WHAT YOU ARE ASKED TO DO: What follows is a listing to be transcribed exactly.

GIVEN INFORMATION:
● ● ● ● ●

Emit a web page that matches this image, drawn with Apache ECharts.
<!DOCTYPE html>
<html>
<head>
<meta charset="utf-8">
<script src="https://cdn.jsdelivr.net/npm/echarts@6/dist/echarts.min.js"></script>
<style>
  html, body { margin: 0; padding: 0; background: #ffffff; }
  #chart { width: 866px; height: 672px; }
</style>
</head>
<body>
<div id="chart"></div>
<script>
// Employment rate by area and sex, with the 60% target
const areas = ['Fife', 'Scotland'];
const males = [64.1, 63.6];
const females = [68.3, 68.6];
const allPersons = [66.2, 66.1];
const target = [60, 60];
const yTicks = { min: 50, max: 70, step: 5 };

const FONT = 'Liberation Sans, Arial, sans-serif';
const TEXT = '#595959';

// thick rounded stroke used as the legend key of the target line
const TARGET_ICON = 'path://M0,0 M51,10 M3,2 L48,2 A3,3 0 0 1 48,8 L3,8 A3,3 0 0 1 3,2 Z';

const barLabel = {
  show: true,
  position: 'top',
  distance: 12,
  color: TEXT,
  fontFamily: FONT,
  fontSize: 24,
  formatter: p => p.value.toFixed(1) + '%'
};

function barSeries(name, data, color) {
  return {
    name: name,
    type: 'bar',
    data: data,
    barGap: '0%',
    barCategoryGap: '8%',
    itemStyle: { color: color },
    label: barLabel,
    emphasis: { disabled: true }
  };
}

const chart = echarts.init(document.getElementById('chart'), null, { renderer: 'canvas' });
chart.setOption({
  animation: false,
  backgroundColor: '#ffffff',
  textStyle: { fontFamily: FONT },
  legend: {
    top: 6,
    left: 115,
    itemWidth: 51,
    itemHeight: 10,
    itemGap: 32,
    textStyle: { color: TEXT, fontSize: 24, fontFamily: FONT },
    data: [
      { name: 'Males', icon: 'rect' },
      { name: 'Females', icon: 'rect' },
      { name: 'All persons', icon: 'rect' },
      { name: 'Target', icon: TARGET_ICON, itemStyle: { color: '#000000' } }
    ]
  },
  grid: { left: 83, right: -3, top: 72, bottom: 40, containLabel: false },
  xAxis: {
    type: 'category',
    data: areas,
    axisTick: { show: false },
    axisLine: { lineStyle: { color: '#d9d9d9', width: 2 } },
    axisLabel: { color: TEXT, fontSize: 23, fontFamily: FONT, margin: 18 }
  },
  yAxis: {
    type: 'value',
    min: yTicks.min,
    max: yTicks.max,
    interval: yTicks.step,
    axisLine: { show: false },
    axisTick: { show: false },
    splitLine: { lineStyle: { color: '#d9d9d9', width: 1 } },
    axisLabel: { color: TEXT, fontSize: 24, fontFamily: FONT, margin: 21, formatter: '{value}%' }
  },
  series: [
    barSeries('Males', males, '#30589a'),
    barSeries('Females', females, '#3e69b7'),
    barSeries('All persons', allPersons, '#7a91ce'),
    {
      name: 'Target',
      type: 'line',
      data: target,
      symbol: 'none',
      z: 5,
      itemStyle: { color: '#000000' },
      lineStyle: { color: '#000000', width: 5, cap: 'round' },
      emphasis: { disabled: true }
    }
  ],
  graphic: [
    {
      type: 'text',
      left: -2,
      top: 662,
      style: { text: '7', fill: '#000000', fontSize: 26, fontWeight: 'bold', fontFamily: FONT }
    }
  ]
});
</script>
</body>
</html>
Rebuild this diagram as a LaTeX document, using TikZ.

● ● ● ● ●

FINISHED ANSWER:
Emit a web page that matches this image, drawn with Apache ECharts.
<!DOCTYPE html>
<html>
<head>
<meta charset="utf-8">
<script src="https://cdn.jsdelivr.net/npm/echarts@6/dist/echarts.min.js"></script>
<style>
  html, body { margin: 0; padding: 0; background: #ffffff; }
  #chart { width: 866px; height: 672px; }
</style>
</head>
<body>
<div id="chart"></div>
<script>
// Employment rate by area and sex, with the 60% target
const areas = ['Fife', 'Scotland'];
const males = [64.1, 63.6];
const females = [68.3, 68.6];
const allPersons = [66.2, 66.1];
const target = [60, 60];
const yTicks = { min: 50, max: 70, step: 5 };

const FONT = 'Liberation Sans, Arial, sans-serif';
const TEXT = '#595959';

// thick rounded stroke used as the legend key of the target line
const TARGET_ICON = 'path://M0,0 M51,10 M3,2 L48,2 A3,3 0 0 1 48,8 L3,8 A3,3 0 0 1 3,2 Z';

const barLabel = {
  show: true,
  position: 'top',
  distance: 12,
  color: TEXT,
  fontFamily: FONT,
  fontSize: 24,
  formatter: p => p.value.toFixed(1) + '%'
};

function barSeries(name, data, color) {
  return {
    name: name,
    type: 'bar',
    data: data,
    barGap: '0%',
    barCategoryGap: '8%',
    itemStyle: { color: color },
    label: barLabel,
    emphasis: { disabled: true }
  };
}

const chart = echarts.init(document.getElementById('chart'), null, { renderer: 'canvas' });
chart.setOption({
  animation: false,
  backgroundColor: '#ffffff',
  textStyle: { fontFamily: FONT },
  legend: {
    top: 6,
    left: 115,
    itemWidth: 51,
    itemHeight: 10,
    itemGap: 32,
    textStyle: { color: TEXT, fontSize: 24, fontFamily: FONT },
    data: [
      { name: 'Males', icon: 'rect' },
      { name: 'Females', icon: 'rect' },
      { name: 'All persons', icon: 'rect' },
      { name: 'Target', icon: TARGET_ICON, itemStyle: { color: '#000000' } }
    ]
  },
  grid: { left: 83, right: -3, top: 72, bottom: 40, containLabel: false },
  xAxis: {
    type: 'category',
    data: areas,
    axisTick: { show: false },
    axisLine: { lineStyle: { color: '#d9d9d9', width: 2 } },
    axisLabel: { color: TEXT, fontSize: 23, fontFamily: FONT, margin: 18 }
  },
  yAxis: {
    type: 'value',
    min: yTicks.min,
    max: yTicks.max,
    interval: yTicks.step,
    axisLine: { show: false },
    axisTick: { show: false },
    splitLine: { lineStyle: { color: '#d9d9d9', width: 1 } },
    axisLabel: { color: TEXT, fontSize: 24, fontFamily: FONT, margin: 21, formatter: '{value}%' }
  },
  series: [
    barSeries('Males', males, '#30589a'),
    barSeries('Females', females, '#3e69b7'),
    barSeries('All persons', allPersons, '#7a91ce'),
    {
      name: 'Target',
      type: 'line',
      data: target,
      symbol: 'none',
      z: 5,
      itemStyle: { color: '#000000' },
      lineStyle: { color: '#000000', width: 5, cap: 'round' },
      emphasis: { disabled: true }
    }
  ],
  graphic: [
    {
      type: 'text',
      left: -2,
      top: 662,
      style: { text: '7', fill: '#000000', fontSize: 26, fontWeight: 'bold', fontFamily: FONT }
    }
  ]
});
</script>
</body>
</html>
Rebuild this diagram as a LaTeX document, using TikZ.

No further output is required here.